A carga fiscal sobre os contribuintes com rendimentos mais baixos sofreu um aumento significativo na última década, enquanto o impacto nos escalões mais altos foi bem menos expressivo. De acordo com os dados mais recentes, o valor cobrado em IRS pelo Estado aos trabalhadores que auferem até 13.500 euros brutos anuais (cerca de 964 euros por mês) quase triplicou entre 2012 e 2022, passando de 282 milhões de euros para 826 milhões de euros, o que representa um crescimento de 193%.
Já nos três escalões mais elevados, que abrangem rendimentos superiores a 50 mil euros anuais (cerca de 3.571 euros por mês), o aumento da tributação foi de 105%, subindo de 4.331 milhões de euros para 8.877 milhões de euros no mesmo período. Apesar do crescimento em ambos os segmentos, a carga fiscal aumentou proporcionalmente mais para os contribuintes de menores rendimentos, revelam as contas do Jornal de Notícias.
O economista e professor catedrático da Universidade de Coimbra, José Reis, esclarece que este fenómeno não se deve a um aumento das taxas de IRS diferenciadas entre os escalões, mas sim a uma alteração na composição dos rendimentos declarados. “Aumentou o número de contribuintes que estão nos três escalões acima do salário mínimo. Isto não significa que as taxas tenham sido agravadas de forma diferenciada”, explica. Segundo o especialista, a atualização regular dos escalões fiscais avançou a um ritmo mais rápido do que o crescimento salarial, levando mais contribuintes a serem enquadrados em faixas de tributação superiores sem que isso significasse necessariamente um aumento real dos seus rendimentos.
O impacto destas mudanças é também visível na estrutura do mercado de trabalho. José Reis destaca que, “há alguns anos, apenas 4% dos trabalhadores recebiam o salário mínimo, mas atualmente essa percentagem já atinge os 22%”. O economista sublinha ainda que “três quartos da população empregada está em setores cuja produtividade é inferior à média”, especialmente nos serviços, com destaque para o alojamento e a restauração. Esta tendência revela um mercado laboral cada vez mais assente em salários baixos, o que influencia diretamente a tributação sobre os rendimentos do trabalho.
Outro ponto levantado é a progressividade do sistema fiscal, que, segundo José Reis, “existe, mas levanta questões quando se considera alguns regimes fiscais privilegiados”. Como exemplo, refere a discrepância entre a tributação do trabalho e dos rendimentos prediais: “Alguém que viva apenas do arrendamento de casas é tributado a 28%, enquanto um trabalhador com o mesmo rendimento paga sempre mais”, destaca. Essa diferenciação pode levar a situações em que contribuintes com menores rendimentos relativos acabam por suportar uma carga fiscal proporcionalmente mais elevada.
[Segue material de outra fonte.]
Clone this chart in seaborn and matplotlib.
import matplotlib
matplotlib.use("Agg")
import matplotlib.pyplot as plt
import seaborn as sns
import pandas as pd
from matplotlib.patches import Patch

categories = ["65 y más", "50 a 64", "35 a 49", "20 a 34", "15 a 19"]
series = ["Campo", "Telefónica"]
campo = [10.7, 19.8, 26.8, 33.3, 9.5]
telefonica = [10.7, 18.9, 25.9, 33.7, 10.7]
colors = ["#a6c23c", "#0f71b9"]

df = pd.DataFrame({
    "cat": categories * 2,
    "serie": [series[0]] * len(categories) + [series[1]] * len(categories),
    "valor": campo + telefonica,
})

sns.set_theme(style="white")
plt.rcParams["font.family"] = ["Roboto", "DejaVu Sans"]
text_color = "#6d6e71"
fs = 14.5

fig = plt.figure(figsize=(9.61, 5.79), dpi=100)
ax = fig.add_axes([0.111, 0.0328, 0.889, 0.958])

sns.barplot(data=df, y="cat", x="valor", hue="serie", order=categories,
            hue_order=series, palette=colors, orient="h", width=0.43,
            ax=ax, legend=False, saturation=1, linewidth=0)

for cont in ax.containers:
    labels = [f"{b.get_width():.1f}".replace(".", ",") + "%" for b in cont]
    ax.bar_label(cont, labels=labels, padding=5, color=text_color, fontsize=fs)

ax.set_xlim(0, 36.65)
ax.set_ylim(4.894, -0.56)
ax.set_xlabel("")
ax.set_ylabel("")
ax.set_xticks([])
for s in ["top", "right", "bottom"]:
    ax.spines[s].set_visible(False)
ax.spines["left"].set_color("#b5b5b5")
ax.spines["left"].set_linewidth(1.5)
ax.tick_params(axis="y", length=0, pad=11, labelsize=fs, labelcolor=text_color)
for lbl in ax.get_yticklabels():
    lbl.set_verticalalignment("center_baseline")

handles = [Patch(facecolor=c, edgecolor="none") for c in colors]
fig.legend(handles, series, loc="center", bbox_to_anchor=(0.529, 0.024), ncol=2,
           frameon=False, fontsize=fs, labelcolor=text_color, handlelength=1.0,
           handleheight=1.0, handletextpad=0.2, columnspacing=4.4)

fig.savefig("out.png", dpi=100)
A campanha de entrega das declarações de IRS arranca esta terça-feira e traz algumas mudanças que vão impactar os contribuintes. A principal novidade prende-se com os reembolsos, que deverão ser mais baixos do que nos anos anteriores. Isto deve-se à revisão da retenção na fonte feita pelo Governo em 2023, que reduziu o valor descontado mensalmente no salário. Como resultado, os contribuintes pagaram menos IRS ao longo do ano, mas terão agora menos montante a receber no acerto anual.
Luís Leon, fiscalista da consultora Ilya, explica que “em 2023, o Governo alterou a fórmula do IRS mensal, tornando a retenção mais próxima de 1/14 do imposto anual. Além disso, em setembro, outubro e novembro, houve uma redução adicional nas retenções, funcionando como um reembolso antecipado”. No entanto, nem todos os contribuintes serão afetados da mesma forma. “Quem esteve de licença de maternidade ou no desemprego, por exemplo, não sentirá esse impacto”, esclarece o especialista. Para evitar surpresas, os especialistas aconselham a realização de uma simulação antes da submissão da declaração, que já estará disponível a partir de terça-feira.